Stephenson feels the same way. During the 2018 title run, he got put on a line with Ovechkin and Evgeny Kuznetsov for a decisive Game 6 of the second round of the playoffs against Crosby and the Penguins. The Capitals won 2-1 on an Ovechkin goal in overtime to advance to the next round.

“There have been a few games, maybe a handful, that I’ve played with him,” Stephenson said. “And yeah, you just can’t really believe that you’re in that position. Because it’s pretty special to say that you played on a line with somebody like that.”

Stephenson kept his distance from Ovechkin when breaking in with the Caps during the 2015-16 season after they drafted him in 2012. “With young guys, it was always better to be seen and not heard,” he said. “That’s what I was told and I tried to follow that as a guideline.”

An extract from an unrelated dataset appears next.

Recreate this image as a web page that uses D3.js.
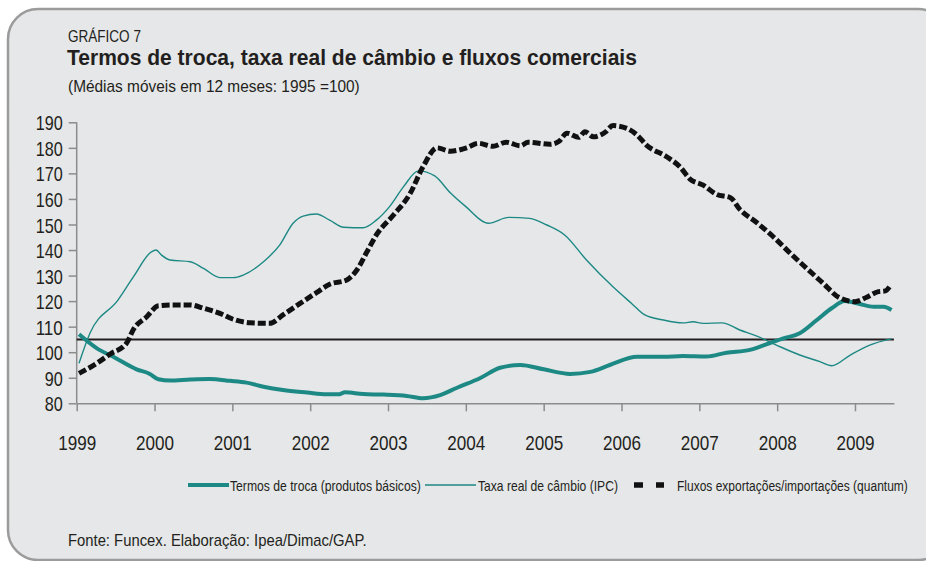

But he said Ovechkin never made him feel as if he wasn’t a part of their group.

“He doesn’t make anybody feel like that,” he said. “You’re on the team – you’re a part of the team. There’s no arrogance or any of that with him. If you ask him for something, he’ll do it.

“I remember early in my first year I think I asked him to sign something for me and he did it. First time I’d met him. And he’s probably signed over a million different things.”

Like teammate Daccord, Stephenson plans to do his best against Ovechkin and the rest of the star-studded opponents the Kraken have upcoming – respectful of getting to share rarified ice with them while not wanting to help pad anyone’s stats.

Not that they need much help.

“I think it’s obviously a huge accomplishment,” he said of Ovechkin chasing down Gretzky’s mark. “I couldn’t be happier for him. I’ll tell you, as much as he probably wants to break the record, he has just as much fun playing. I think even if he does break the record, he’d still keep playing because he loves the job that is hockey and being at the rink.

“He’s just all-around kind of a world-class guy.”